◆ What you need to do
Write out each record again exactly as it stands.

** Start Input **

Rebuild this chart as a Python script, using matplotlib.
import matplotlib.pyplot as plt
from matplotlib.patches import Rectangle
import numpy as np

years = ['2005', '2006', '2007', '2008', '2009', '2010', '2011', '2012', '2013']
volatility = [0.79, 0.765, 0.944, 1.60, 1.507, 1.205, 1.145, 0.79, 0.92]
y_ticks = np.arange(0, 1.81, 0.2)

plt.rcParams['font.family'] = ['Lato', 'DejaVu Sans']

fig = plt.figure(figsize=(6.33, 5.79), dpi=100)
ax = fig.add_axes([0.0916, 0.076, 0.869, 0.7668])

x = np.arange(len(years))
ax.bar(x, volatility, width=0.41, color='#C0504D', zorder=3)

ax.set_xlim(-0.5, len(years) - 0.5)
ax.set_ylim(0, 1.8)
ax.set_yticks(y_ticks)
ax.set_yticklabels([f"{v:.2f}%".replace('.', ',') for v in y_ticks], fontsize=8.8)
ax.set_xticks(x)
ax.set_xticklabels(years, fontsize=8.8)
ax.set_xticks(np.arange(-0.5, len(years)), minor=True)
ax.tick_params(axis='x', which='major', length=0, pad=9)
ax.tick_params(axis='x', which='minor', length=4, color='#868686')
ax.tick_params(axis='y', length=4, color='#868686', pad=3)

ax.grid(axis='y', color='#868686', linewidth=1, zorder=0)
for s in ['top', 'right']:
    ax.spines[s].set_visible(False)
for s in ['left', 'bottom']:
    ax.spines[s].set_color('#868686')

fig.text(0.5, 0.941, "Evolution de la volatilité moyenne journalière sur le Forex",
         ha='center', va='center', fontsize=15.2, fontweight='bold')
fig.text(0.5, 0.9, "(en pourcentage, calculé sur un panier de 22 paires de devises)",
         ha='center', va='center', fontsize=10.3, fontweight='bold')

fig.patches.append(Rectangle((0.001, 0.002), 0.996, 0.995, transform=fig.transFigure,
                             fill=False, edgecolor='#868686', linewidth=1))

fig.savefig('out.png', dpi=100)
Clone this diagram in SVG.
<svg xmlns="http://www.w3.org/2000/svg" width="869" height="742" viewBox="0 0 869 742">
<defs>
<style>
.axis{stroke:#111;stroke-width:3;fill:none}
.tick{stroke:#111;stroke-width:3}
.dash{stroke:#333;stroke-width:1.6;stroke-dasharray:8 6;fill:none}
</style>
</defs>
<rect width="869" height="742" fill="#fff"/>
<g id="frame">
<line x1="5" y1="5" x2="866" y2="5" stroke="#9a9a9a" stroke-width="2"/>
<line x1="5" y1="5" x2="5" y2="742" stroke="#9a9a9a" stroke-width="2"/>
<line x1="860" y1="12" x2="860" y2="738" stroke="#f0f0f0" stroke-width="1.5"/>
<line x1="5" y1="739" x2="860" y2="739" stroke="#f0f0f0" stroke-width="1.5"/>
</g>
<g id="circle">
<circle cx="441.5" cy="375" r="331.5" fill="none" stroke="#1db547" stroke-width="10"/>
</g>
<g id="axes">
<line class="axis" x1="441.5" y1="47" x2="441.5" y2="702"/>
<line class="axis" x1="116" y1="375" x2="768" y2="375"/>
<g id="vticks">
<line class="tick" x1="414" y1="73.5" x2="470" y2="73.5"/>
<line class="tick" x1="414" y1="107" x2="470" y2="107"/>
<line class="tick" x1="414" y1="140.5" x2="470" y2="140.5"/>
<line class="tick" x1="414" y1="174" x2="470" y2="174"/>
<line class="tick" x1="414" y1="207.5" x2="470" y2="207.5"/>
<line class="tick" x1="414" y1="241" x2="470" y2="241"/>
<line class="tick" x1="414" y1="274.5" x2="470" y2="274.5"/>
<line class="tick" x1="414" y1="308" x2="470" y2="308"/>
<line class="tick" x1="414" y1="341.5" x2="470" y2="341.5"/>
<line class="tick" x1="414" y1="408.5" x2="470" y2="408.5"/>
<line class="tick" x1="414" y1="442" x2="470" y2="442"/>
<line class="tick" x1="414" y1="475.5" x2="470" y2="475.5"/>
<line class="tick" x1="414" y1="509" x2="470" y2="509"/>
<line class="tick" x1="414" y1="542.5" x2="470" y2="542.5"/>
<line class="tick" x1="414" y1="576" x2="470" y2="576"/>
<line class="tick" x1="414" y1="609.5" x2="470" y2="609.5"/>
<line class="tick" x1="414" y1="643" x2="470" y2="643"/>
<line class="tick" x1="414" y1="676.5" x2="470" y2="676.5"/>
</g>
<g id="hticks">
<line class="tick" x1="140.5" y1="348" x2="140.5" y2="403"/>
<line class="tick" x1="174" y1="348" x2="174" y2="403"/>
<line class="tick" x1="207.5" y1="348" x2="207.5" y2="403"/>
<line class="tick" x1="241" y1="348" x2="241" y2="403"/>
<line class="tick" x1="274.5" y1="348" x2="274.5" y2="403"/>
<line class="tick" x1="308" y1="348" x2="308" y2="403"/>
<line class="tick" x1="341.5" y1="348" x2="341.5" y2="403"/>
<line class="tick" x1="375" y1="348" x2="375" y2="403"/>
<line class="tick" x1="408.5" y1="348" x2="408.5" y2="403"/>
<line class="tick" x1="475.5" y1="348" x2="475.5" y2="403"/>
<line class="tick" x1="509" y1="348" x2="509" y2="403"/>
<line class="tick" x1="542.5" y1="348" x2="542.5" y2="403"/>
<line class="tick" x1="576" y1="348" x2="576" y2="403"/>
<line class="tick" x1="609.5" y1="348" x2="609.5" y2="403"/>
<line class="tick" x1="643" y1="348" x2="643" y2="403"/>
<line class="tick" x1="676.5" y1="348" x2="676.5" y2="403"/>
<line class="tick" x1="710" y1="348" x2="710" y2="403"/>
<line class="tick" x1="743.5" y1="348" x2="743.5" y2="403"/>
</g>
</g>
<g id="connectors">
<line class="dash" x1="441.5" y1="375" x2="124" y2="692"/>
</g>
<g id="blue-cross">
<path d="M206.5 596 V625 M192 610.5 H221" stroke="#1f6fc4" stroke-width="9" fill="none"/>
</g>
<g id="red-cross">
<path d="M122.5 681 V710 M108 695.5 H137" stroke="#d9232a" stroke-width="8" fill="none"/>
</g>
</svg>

** End Input **

◆ Response to this task
Rebuild this chart as a Python script, using matplotlib.
import matplotlib.pyplot as plt
from matplotlib.patches import Rectangle
import numpy as np

years = ['2005', '2006', '2007', '2008', '2009', '2010', '2011', '2012', '2013']
volatility = [0.79, 0.765, 0.944, 1.60, 1.507, 1.205, 1.145, 0.79, 0.92]
y_ticks = np.arange(0, 1.81, 0.2)

plt.rcParams['font.family'] = ['Lato', 'DejaVu Sans']

fig = plt.figure(figsize=(6.33, 5.79), dpi=100)
ax = fig.add_axes([0.0916, 0.076, 0.869, 0.7668])

x = np.arange(len(years))
ax.bar(x, volatility, width=0.41, color='#C0504D', zorder=3)

ax.set_xlim(-0.5, len(years) - 0.5)
ax.set_ylim(0, 1.8)
ax.set_yticks(y_ticks)
ax.set_yticklabels([f"{v:.2f}%".replace('.', ',') for v in y_ticks], fontsize=8.8)
ax.set_xticks(x)
ax.set_xticklabels(years, fontsize=8.8)
ax.set_xticks(np.arange(-0.5, len(years)), minor=True)
ax.tick_params(axis='x', which='major', length=0, pad=9)
ax.tick_params(axis='x', which='minor', length=4, color='#868686')
ax.tick_params(axis='y', length=4, color='#868686', pad=3)

ax.grid(axis='y', color='#868686', linewidth=1, zorder=0)
for s in ['top', 'right']:
    ax.spines[s].set_visible(False)
for s in ['left', 'bottom']:
    ax.spines[s].set_color('#868686')

fig.text(0.5, 0.941, "Evolution de la volatilité moyenne journalière sur le Forex",
         ha='center', va='center', fontsize=15.2, fontweight='bold')
fig.text(0.5, 0.9, "(en pourcentage, calculé sur un panier de 22 paires de devises)",
         ha='center', va='center', fontsize=10.3, fontweight='bold')

fig.patches.append(Rectangle((0.001, 0.002), 0.996, 0.995, transform=fig.transFigure,
                             fill=False, edgecolor='#868686', linewidth=1))

fig.savefig('out.png', dpi=100)
Clone this diagram in SVG.
<svg xmlns="http://www.w3.org/2000/svg" width="869" height="742" viewBox="0 0 869 742">
<defs>
<style>
.axis{stroke:#111;stroke-width:3;fill:none}
.tick{stroke:#111;stroke-width:3}
.dash{stroke:#333;stroke-width:1.6;stroke-dasharray:8 6;fill:none}
</style>
</defs>
<rect width="869" height="742" fill="#fff"/>
<g id="frame">
<line x1="5" y1="5" x2="866" y2="5" stroke="#9a9a9a" stroke-width="2"/>
<line x1="5" y1="5" x2="5" y2="742" stroke="#9a9a9a" stroke-width="2"/>
<line x1="860" y1="12" x2="860" y2="738" stroke="#f0f0f0" stroke-width="1.5"/>
<line x1="5" y1="739" x2="860" y2="739" stroke="#f0f0f0" stroke-width="1.5"/>
</g>
<g id="circle">
<circle cx="441.5" cy="375" r="331.5" fill="none" stroke="#1db547" stroke-width="10"/>
</g>
<g id="axes">
<line class="axis" x1="441.5" y1="47" x2="441.5" y2="702"/>
<line class="axis" x1="116" y1="375" x2="768" y2="375"/>
<g id="vticks">
<line class="tick" x1="414" y1="73.5" x2="470" y2="73.5"/>
<line class="tick" x1="414" y1="107" x2="470" y2="107"/>
<line class="tick" x1="414" y1="140.5" x2="470" y2="140.5"/>
<line class="tick" x1="414" y1="174" x2="470" y2="174"/>
<line class="tick" x1="414" y1="207.5" x2="470" y2="207.5"/>
<line class="tick" x1="414" y1="241" x2="470" y2="241"/>
<line class="tick" x1="414" y1="274.5" x2="470" y2="274.5"/>
<line class="tick" x1="414" y1="308" x2="470" y2="308"/>
<line class="tick" x1="414" y1="341.5" x2="470" y2="341.5"/>
<line class="tick" x1="414" y1="408.5" x2="470" y2="408.5"/>
<line class="tick" x1="414" y1="442" x2="470" y2="442"/>
<line class="tick" x1="414" y1="475.5" x2="470" y2="475.5"/>
<line class="tick" x1="414" y1="509" x2="470" y2="509"/>
<line class="tick" x1="414" y1="542.5" x2="470" y2="542.5"/>
<line class="tick" x1="414" y1="576" x2="470" y2="576"/>
<line class="tick" x1="414" y1="609.5" x2="470" y2="609.5"/>
<line class="tick" x1="414" y1="643" x2="470" y2="643"/>
<line class="tick" x1="414" y1="676.5" x2="470" y2="676.5"/>
</g>
<g id="hticks">
<line class="tick" x1="140.5" y1="348" x2="140.5" y2="403"/>
<line class="tick" x1="174" y1="348" x2="174" y2="403"/>
<line class="tick" x1="207.5" y1="348" x2="207.5" y2="403"/>
<line class="tick" x1="241" y1="348" x2="241" y2="403"/>
<line class="tick" x1="274.5" y1="348" x2="274.5" y2="403"/>
<line class="tick" x1="308" y1="348" x2="308" y2="403"/>
<line class="tick" x1="341.5" y1="348" x2="341.5" y2="403"/>
<line class="tick" x1="375" y1="348" x2="375" y2="403"/>
<line class="tick" x1="408.5" y1="348" x2="408.5" y2="403"/>
<line class="tick" x1="475.5" y1="348" x2="475.5" y2="403"/>
<line class="tick" x1="509" y1="348" x2="509" y2="403"/>
<line class="tick" x1="542.5" y1="348" x2="542.5" y2="403"/>
<line class="tick" x1="576" y1="348" x2="576" y2="403"/>
<line class="tick" x1="609.5" y1="348" x2="609.5" y2="403"/>
<line class="tick" x1="643" y1="348" x2="643" y2="403"/>
<line class="tick" x1="676.5" y1="348" x2="676.5" y2="403"/>
<line class="tick" x1="710" y1="348" x2="710" y2="403"/>
<line class="tick" x1="743.5" y1="348" x2="743.5" y2="403"/>
</g>
</g>
<g id="connectors">
<line class="dash" x1="441.5" y1="375" x2="124" y2="692"/>
</g>
<g id="blue-cross">
<path d="M206.5 596 V625 M192 610.5 H221" stroke="#1f6fc4" stroke-width="9" fill="none"/>
</g>
<g id="red-cross">
<path d="M122.5 681 V710 M108 695.5 H137" stroke="#d9232a" stroke-width="8" fill="none"/>
</g>
</svg>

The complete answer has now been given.